Stick a fork in me. Today is our official due date!
I thought we might get some labour action going last night due to the full moon and all, but nope. I slept like a baby without a minute of discomfort.
Yesterday was also uneventful, save for some minor BH contractions. D and I went on another long walk and had lunch down at the beach at one of our favourite restaurants. I ordered a breakfast burrito, thinking that it was the safest thing on the menu. But I had a bit of anxiety when it arrived and I discovered that the potatoes that came with had feta all over them. The waiter kindly replaced the potatoes when I told him that pregnant women can't have soft cheeses like that, and I ate them. But later, I started worrying that the feta had touched the plate and who knows what else and it threw me into a bit of a panic. Seriously, who puts feta on potatoes without warning?
I tried to rationalize with myself that A) the feta was likely pasteurized anyway if it was being served at a chain restaurant, B) I didn't eat any of it that I'm aware of, C) Listeria is extremely rare anyway, D) Just because something has the potential to carry listeria doesn't mean that it is definitely contaminated, E) My doctor has never seen a case of listeriosis, and F) None of the food recall advisement sites (yes I subscribe to these, call me paranoid), make any mention of any feta recalls in this area.
I think I'm having a hard time getting past the feta thing because we've come this far and a part of me is so very afraid that something will go wrong at the last minute. Is that a stupid thought? My husband thinks so.
So now what? I guess I'll take another walk today and just keep hoping that something will happen. I am so ready to meet this baby girl. I am desperate to transition to the next step. I think this last week has been the hardest and longest of my whole pregnancy. And the brutal heat of summer really isn't helping.
PS- Thank you to the anonymous commenter who left the nicest comment on my last post. You made my day!

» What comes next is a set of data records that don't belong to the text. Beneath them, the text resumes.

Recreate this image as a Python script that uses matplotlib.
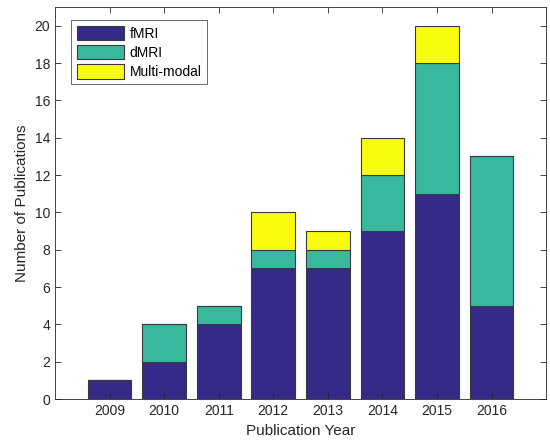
import matplotlib
matplotlib.use("Agg")
import matplotlib.pyplot as plt
import numpy as np

years = [2009, 2010, 2011, 2012, 2013, 2014, 2015, 2016]
fmri = [1, 2, 4, 7, 7, 9, 11, 5]
dmri = [0, 2, 1, 1, 1, 3, 7, 8]
multimodal = [0, 0, 0, 2, 1, 2, 2, 0]
series_labels = ["fMRI", "dMRI", "Multi-modal"]
colors = ["#352a87", "#38b99e", "#f9fb0e"]

plt.rcParams['font.family'] = ['Liberation Sans', 'DejaVu Sans']
fig = plt.figure(figsize=(5.5, 4.45), dpi=100)
ax = fig.add_axes([0.1, 0.103, 0.893, 0.881])

x = np.array(years)
bottom = np.zeros(len(years))
for vals, lab, c in zip([fmri, dmri, multimodal], series_labels, colors):
    v = np.array(vals, dtype=float)
    ax.bar(x, v, 0.8, bottom=bottom, color=c, edgecolor="#3a3a3a", linewidth=0.8, label=lab)
    bottom += v

ax.set_xlim(2008, 2017)
ax.set_ylim(0, 21)
ax.set_xticks(years)
ax.set_yticks(range(0, 21, 2))
ax.tick_params(direction="in", top=True, right=True, labelsize=10, colors="#262626", length=4, width=0.6)
for s in ax.spines.values():
    s.set_color("#262626")
    s.set_linewidth(0.6)
ax.set_xlabel("Publication Year", fontsize=11, color="#262626")
ax.set_ylabel("Number of Publications", fontsize=11, color="#262626")
leg = ax.legend(loc="upper left", bbox_to_anchor=(0.019, 0.985), fontsize=10, frameon=True, fancybox=False,
                edgecolor="#262626", handlelength=3.4, handleheight=1.25, borderpad=0.4, labelspacing=0.3,
                handletextpad=0.4)
leg.get_frame().set_linewidth(0.6)
fig.savefig("out.png", dpi=100)
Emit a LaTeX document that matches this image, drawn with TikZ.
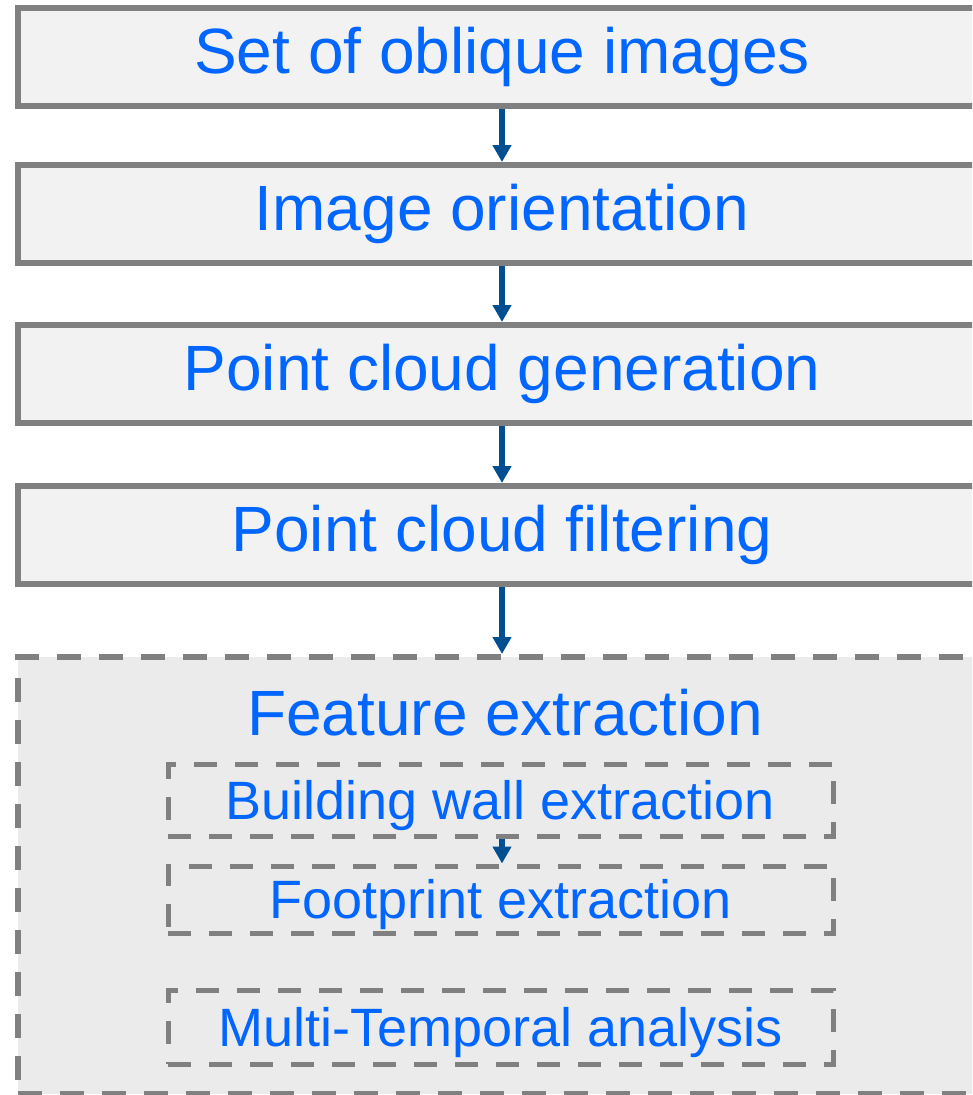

PPS - [Update] I don't know why I didn't do this yesterday, but I just called the restaurant we ate at and asked them if their feta is pasteurized. It is. As is all of their cheeses. So I guess I can stop fretting now. My husband has told me before that when I feel like I can't control something (for example, waiting for labour), then I pick something unrelated and try to control that to an insane degree. I think he's right. I am feeling so nervous and hormonal right now, I guess I just needed something to focus my white-hot laser beam of anxiety on. I am so happy and excited but so anxious and emotional at the same time. I feel like I could burst into tears at any moment. Please don't misunderstand, I still feel like the luckiest girl in the world; I am so amazingly blessed to be experiencing this miracle. I am honestly and truly happier now than I have ever been. But I think I'm overwhelmed. Overwhelmed physically. Overwhelmed with anticipation. Overwhelmed with nervous anxiety. Overwhelmed with a million emotions racing around in my head at the same time. OK so now you're privy to the deep dark secrets of a very heavily pregnant expectant mum. Probably too much to share with all of cyberspace. But oh well, if you can't be totally honest in your own blog then why bother having one?